Wilson’s principle that all “sectional interests” must be cast aside thus apparently has their warm support, when it is applied, as intended, to the trade unions and the working class.

Monopolies benefit

The measures announced by Wilson benefit businessmen, especially the monopolies and big business. Yet see how these gentlemen react at the merest suggestion of an encroachment on their entrenched interests and privileges. Mr. John Davies, secretary of the Confederation of British Industry, declared at the suggestion that the nationalised industries might be allowed to extend their field of operation:

“Private industry regarded the extension of nationalised industries ‘manufacturing powers’ with implacable hostility…

“Certainly in this area of nationalisation there are the seeds of what might be a dire conflict and thereby (the government) forego the cooperation which it has so far enjoyed and to which any government is entitled providing it does not seek to damage with intent the industrial fabric of the country.”

“…The issue of steel nationalisation might have been an occasion for a major confrontation, but that was withdrawn.” (Speech at luncheon of the London and South Eastern Regional Council of the Confederation of British Industry on 18th November, 1965)

Here you have the issue glaringly exposed. Wilson is demanding that the workers strain every nerve, etc., in the “national interest” which the capitalists interpret as the strengthening of capitalism and the further enrichment of themselves. Anything which touches the sacred vested interests of capitalism is against the “industrial fabric” i.e. capitalist ownership of industry and thus against the national interest!

Class society

By deliberately playing down the class basis of society, the Labour leaders are deceiving the people, and being used by big business for precisely their “selfish sectional interests”.

Yet even from a capitalist point of view the holding down of wages does not serve the interest of modernisation but on the contrary delays and prevents it. Even with the lavish subsidies of the state, 20 percent grants in cash, 40 percent in regional development areas, and the tax concessions in addition, the employers will only undertake modernisation when it promises bigger profits for themselves. That is the only “national interest” that they understand.

Limitation [of] wages

Even the Financial Times admitted the correctness of the argument of Jack Jones, a leader of the T&GWU in opposition to the limitation of wages implicit in the prices and incomes board when its Midland correspondent pointed out.
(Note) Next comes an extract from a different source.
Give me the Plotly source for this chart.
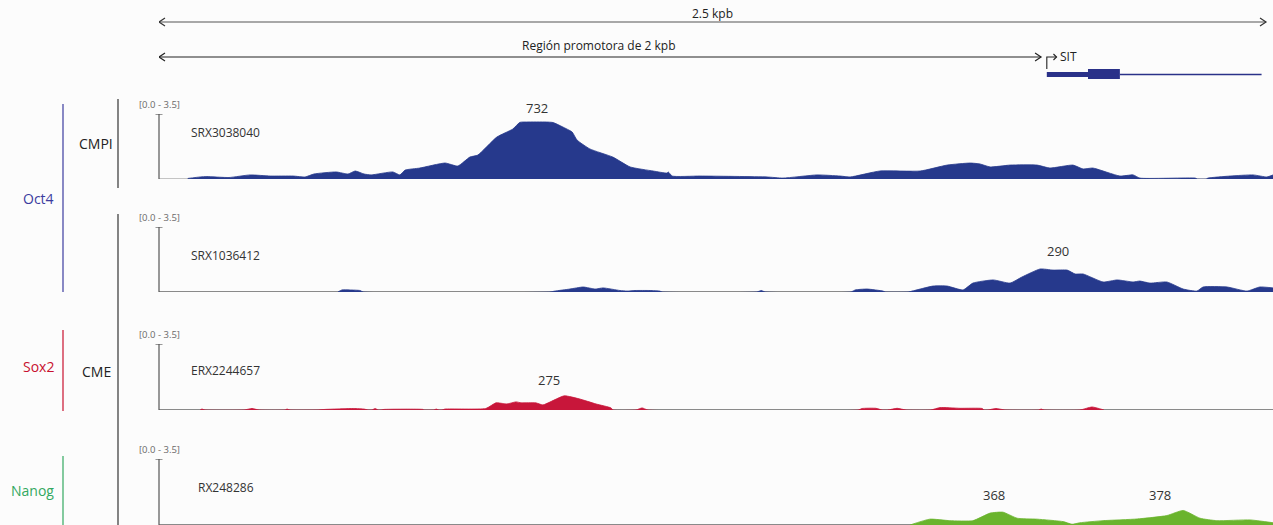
import plotly.graph_objects as go

# ---- data -----------------------------------------------------------------
# genomic coordinates in bp relative to the left edge of the window
region_len = 2500
promoter_len = 2000
tss = 2005
utr_end = 2098
cds_end = 2170
gene_end = 2490

track_ids = ["SRX3038040", "SRX1036412", "ERX2244657", "RX248286"]
range_label = "[0.0 - 3.5]"

# Oct4, CMPI
oct4_cmpi_pos = [65, 93, 108, 158, 206, 251, 303, 330, 350, 400, 427, 443, 463, 479, 528, 544,
                 556, 589, 646, 675, 702, 720, 763, 799, 815, 830, 875, 890, 912, 933, 944, 973,
                 1025, 1064, 1116, 1147, 1150, 1159, 1222, 1373, 1409, 1486, 1538, 1561, 1628,
                 1719, 1780, 1832, 1854, 1877, 1922, 1983, 2012, 2064, 2087, 2109, 2170, 2200,
                 2215, 2340, 2345, 2365, 2369, 2419, 2471, 2502, 2516]
oct4_cmpi_val = [0.03, 0.11, 0.13, 0.08, 0.22, 0.16, 0.16, 0.11, 0.27, 0.38, 0.27, 0.43, 0.27,
                 0.22, 0.38, 0.22, 0.48, 0.59, 0.86, 0.70, 1.18, 1.29, 2.26, 2.69, 3.05, 3.07,
                 3.07, 3.04, 2.80, 2.53, 2.10, 1.62, 1.18, 0.65, 0.43, 0.32, 0.38, 0.16, 0.16,
                 0.11, 0.05, 0.22, 0.16, 0.11, 0.43, 0.43, 0.75, 0.86, 0.81, 0.65, 0.75, 0.75,
                 0.59, 0.75, 0.54, 0.59, 0.16, 0.22, 0.05, 0.05, 0.0, 0.0, 0.05, 0.16, 0.22,
                 0.11, 0.22]

# Oct4, CME
oct4_cme_pos = [404, 413, 431, 454, 461, 883, 894, 928, 958, 985, 1003, 1041, 1057, 1075, 1109,
                1131, 1136, 1350, 1360, 1369, 1563, 1572, 1599, 1635, 1640, 1692, 1701, 1748,
                1780, 1816, 1838, 1884, 1922, 1949, 1990, 2019, 2051, 2069, 2087, 2132, 2164,
                2200, 2215, 2238, 2276, 2313, 2344, 2358, 2412, 2457, 2486, 2516]
oct4_cme_val = [0, 0.11, 0.11, 0.08, 0, 0, 0.05, 0.16, 0.27, 0.16, 0.22, 0.08, 0.05, 0.08, 0.08,
                0.05, 0, 0, 0.08, 0, 0, 0.11, 0.16, 0.05, 0, 0, 0.05, 0.32, 0.32, 0.11, 0.48,
                0.65, 0.48, 0.81, 1.24, 1.18, 1.18, 0.97, 0.97, 0.54, 0.65, 0.54, 0.59, 0.48,
                0.54, 0.16, 0.05, 0.27, 0.27, 0.05, 0.27, 0.22]

# Sox2, CME
sox2_pos = [93, 97, 104, 192, 210, 226, 285, 289, 296, 357, 375, 440, 463, 472, 481, 488, 495,
            501, 508, 596, 598, 621, 626, 632, 639, 646, 738, 761, 775, 786, 806, 818, 851, 867,
            915, 949, 987, 1021, 1025, 1077, 1091, 1104, 1579, 1588, 1619, 1633, 1646, 1667,
            1687, 1743, 1764, 1809, 1859, 1863, 1872, 1890, 1911, 1987, 1992, 1999, 2080, 2107,
            2134]
sox2_val = [0, 0.05, 0, 0, 0.08, 0, 0, 0.05, 0, 0, 0.03, 0.08, 0.05, 0, 0, 0.08, 0, 0, 0.03,
            0.03, 0, 0, 0.05, 0, 0, 0.05, 0.08, 0.38, 0.35, 0.32, 0.43, 0.38, 0.38, 0.27, 0.75,
            0.59, 0.32, 0.11, 0, 0, 0.11, 0, 0, 0.08, 0.09, 0, 0, 0.09, 0, 0, 0.13, 0.09, 0.08,
            0, 0, 0.08, 0, 0, 0.05, 0, 0, 0.16, 0]

# Nanog, CME
nanog_pos = [1696, 1741, 1786, 1838, 1877, 1906, 1938, 1983, 2042, 2062, 2080, 2132, 2209, 2276,
             2313, 2351, 2389, 2464, 2516]
nanog_val = [0, 0.31, 0.23, 0.23, 0.63, 0.68, 0.36, 0.31, 0.18, 0.04, 0.12, 0.23, 0.32, 0.50,
             0.77, 0.36, 0.23, 0.27, 0.12]

# peak scores shown above the main peaks: (track, bp, score)
peak_track = [0, 1, 2, 3, 3]
peak_bp = [854, 2030, 880, 1885, 2260]
peak_score = ["732", "290", "275", "368", "378"]

# ---- layout helpers ---------------------------------------------------------
W, H = 1273, 525
X0 = 159                      # pixel of bp 0
BP_PX = 0.4428                # pixels per bp
FONT = "'Open Sans', Lato, Arial, sans-serif"
BLUE = "#26398c"
RED = "#c8163a"
GREEN = "#6ab42d"


def fx(p):
    return p / W


def fy(p):
    return 1 - p / H


def text(s, x, y, size, color, xref="paper", xanchor="center"):
    return dict(text=s, xref=xref, yref="paper", x=x, y=y, showarrow=False,
                xanchor=xanchor, yanchor="middle",
                font=dict(size=size, color=color, family=FONT))


# top and baseline pixel of each track
track_top = [114, 227, 344, 459]
track_base = [179, 292, 410, 525]
track_name_y = [132, 255, 370, 487]
track_name_x = [189, 189, 189, 196]
track_color = [BLUE, BLUE, RED, GREEN]
track_pos = [oct4_cmpi_pos, oct4_cme_pos, sox2_pos, nanog_pos]
track_val = [oct4_cmpi_val, oct4_cme_val, sox2_val, nanog_val]
base_color = ["#c4c4c4", "#8a8a8a", "#8a8a8a", "#8a8a8a"]
peak_label_y = [108, 251, 380, 495]
YMAX = 3.5

fig = go.Figure()
shapes = []
annotations = []

x_end_bp = (W - X0) / BP_PX

for i in range(4):
    yname = "y" if i == 0 else f"y{i + 1}"
    fig.add_trace(go.Scatter(
        x=track_pos[i], y=track_val[i], xaxis="x", yaxis=yname,
        mode="lines", fill="tozeroy", fillcolor=track_color[i],
        line=dict(color=track_color[i], width=0.8, shape="spline", smoothing=0.5),
        hoverinfo="skip", showlegend=False))
    ax = "yaxis" if i == 0 else f"yaxis{i + 1}"
    fig.update_layout(**{ax: dict(domain=[fy(track_base[i]), fy(track_top[i])],
                                  range=[0, YMAX], visible=False, fixedrange=True)})
    # baseline
    shapes.append(dict(type="line", xref="paper", yref=yname, x0=fx(X0), x1=1, y0=0, y1=0,
                       line=dict(color=base_color[i], width=2), layer="below"))
    # data range axis
    shapes.append(dict(type="line", xref="paper", yref=yname, x0=fx(X0), x1=fx(X0), y0=0,
                       y1=YMAX, line=dict(color="#555555", width=1.2)))
    shapes.append(dict(type="line", xref="paper", yref=yname, x0=fx(X0 - 3.5), x1=fx(X0 + 3.5),
                       y0=YMAX, y1=YMAX, line=dict(color="#555555", width=1.2)))
    annotations.append(text(range_label, fx(X0), fy(track_top[i] - 10), 9.5, "#6a6a6a"))
    annotations.append(text(track_ids[i], fx(track_name_x[i]), fy(track_name_y[i]), 12,
                            "#333333", xanchor="left"))

# peak scores
for t, bp, s in zip(peak_track, peak_bp, peak_score):
    annotations.append(text(s, bp, fy(peak_label_y[t]), 13, "#333333", xref="x"))


# ---- scale arrows and gene model --------------------------------------------
def chevron(x_bp, y_px, direction, color):
    dx = 6 / BP_PX * direction
    return dict(type="path", xref="x", yref="paper",
                path=f"M {x_bp - dx},{fy(y_px - 4)} L {x_bp},{fy(y_px)} L {x_bp - dx},{fy(y_px + 4)}",
                line=dict(color=color, width=1.2))


shapes.append(dict(type="line", xref="x", yref="paper", x0=0, x1=region_len, y0=fy(22),
                   y1=fy(22), line=dict(color="#555555", width=1.2)))
shapes.append(chevron(0, 22, -1, "#333333"))
shapes.append(chevron(region_len, 22, 1, "#333333"))
annotations.append(text("2.5 kpb", region_len / 2, fy(14), 12, "#222222", xref="x"))

shapes.append(dict(type="line", xref="x", yref="paper", x0=0, x1=promoter_len - 8, y0=fy(57),
                   y1=fy(57), line=dict(color="#222222", width=1.2)))
shapes.append(chevron(0, 57, -1, "#222222"))
shapes.append(chevron(promoter_len - 8, 57, 1, "#222222"))
annotations.append(text("Región promotora de 2 kpb", promoter_len * 0.5 - 6, fy(45), 12,
                        "#222222", xref="x"))

# transcription start site arrow
shapes.append(dict(type="path", xref="x", yref="paper",
                   path=f"M {tss},{fy(69)} L {tss},{fy(57)} L {tss + 22},{fy(57)}",
                   line=dict(color="#222222", width=1.1)))
shapes.append(dict(type="path", xref="x", yref="paper",
                   path=f"M {tss + 15},{fy(54)} L {tss + 22},{fy(57)} L {tss + 15},{fy(60)}",
                   line=dict(color="#222222", width=1.1)))
annotations.append(text("SIT", tss + 25, fy(57), 12, "#222222", xref="x", xanchor="left"))

GENE = "#2a3189"
shapes.append(dict(type="rect", xref="x", yref="paper", x0=tss, x1=utr_end, y0=fy(77), y1=fy(72),
                   fillcolor=GENE, line=dict(width=0)))
shapes.append(dict(type="rect", xref="x", yref="paper", x0=utr_end, x1=cds_end, y0=fy(79),
                   y1=fy(69), fillcolor=GENE, line=dict(width=0)))
shapes.append(dict(type="line", xref="x", yref="paper", x0=cds_end, x1=gene_end, y0=fy(74.5),
                   y1=fy(74.5), line=dict(color=GENE, width=1.3)))

# ---- sample grouping on the left --------------------------------------------
shapes.append(dict(type="line", xref="paper", yref="paper", x0=fx(118), x1=fx(118), y0=fy(99),
                   y1=fy(188), line=dict(color="#333333", width=1.2)))
shapes.append(dict(type="line", xref="paper", yref="paper", x0=fx(118), x1=fx(118), y0=fy(214),
                   y1=fy(525), line=dict(color="#333333", width=1.2)))
annotations.append(text("CMPI", fx(96), fy(143), 14, "#222222"))
annotations.append(text("CME", fx(96), fy(371), 14, "#222222"))

factor_names = ["Oct4", "Sox2", "Nanog"]
factor_colors = ["#3b3b9e", "#c8102e", "#33a860"]
factor_span = [(104, 292), (330, 411), (456, 525)]
factor_label_y = [198, 366, 490]
for name, col, (a, b), ly in zip(factor_names, factor_colors, factor_span, factor_label_y):
    shapes.append(dict(type="line", xref="paper", yref="paper", x0=fx(63), x1=fx(63), y0=fy(a),
                       y1=fy(b), line=dict(color=col, width=1.2)))
    annotations.append(text(name, fx(56), fy(ly), 14, col, xanchor="right"))

fig.update_layout(
    width=W, height=H, margin=dict(l=0, r=0, t=0, b=0),
    paper_bgcolor="#fcfcfc", plot_bgcolor="#fcfcfc",
    xaxis=dict(domain=[fx(X0), 1], range=[0, x_end_bp], visible=False, fixedrange=True),
    shapes=shapes, annotations=annotations, showlegend=False,
)

fig.write_html("out.html")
This sort of “socialism” being advocated by Wilson will undoubtedly gain the whole-hearted support of the capitalists and their press. Their only criticism is that they are doubtful whether Wilson can deliver the goods.

When the workers see that the measures announced will only increase still further the record profits of the capitalists while not solving in any way the fundamental problems of the economy, they will demand an accounting from their leaders. There is nothing remotely resembling “socialism” in these measures, hardly anything that the bankers and the Confederation of British Industry can object to. It will increase the power of capital over Labour without solving anything.

Yet Britain is still a country of enormous wealth. What is required is not legislation restricting the rights of the trade unions and the workers, and limiting wage increases but limiting the power of the capitalists. That is the root of the problem. Let the government mobilise the mighty power of the trade union, co-op and Labour organisations. Let them conduct a campaign for an Enabling Bill to take over the 400 monopolies, the insurance companies and the private banks, which own and control the greater part of the wealth. Then organising production on the basis of a democratic plan of production involving the workers and all sections of the population, except the tiny handful of exploiters, they can solve the problems of production for the benefit of the people and not for the benefit of the exploiters. Production would increase not the miserable 2 percent forecast but 12 and even 20 percent a year.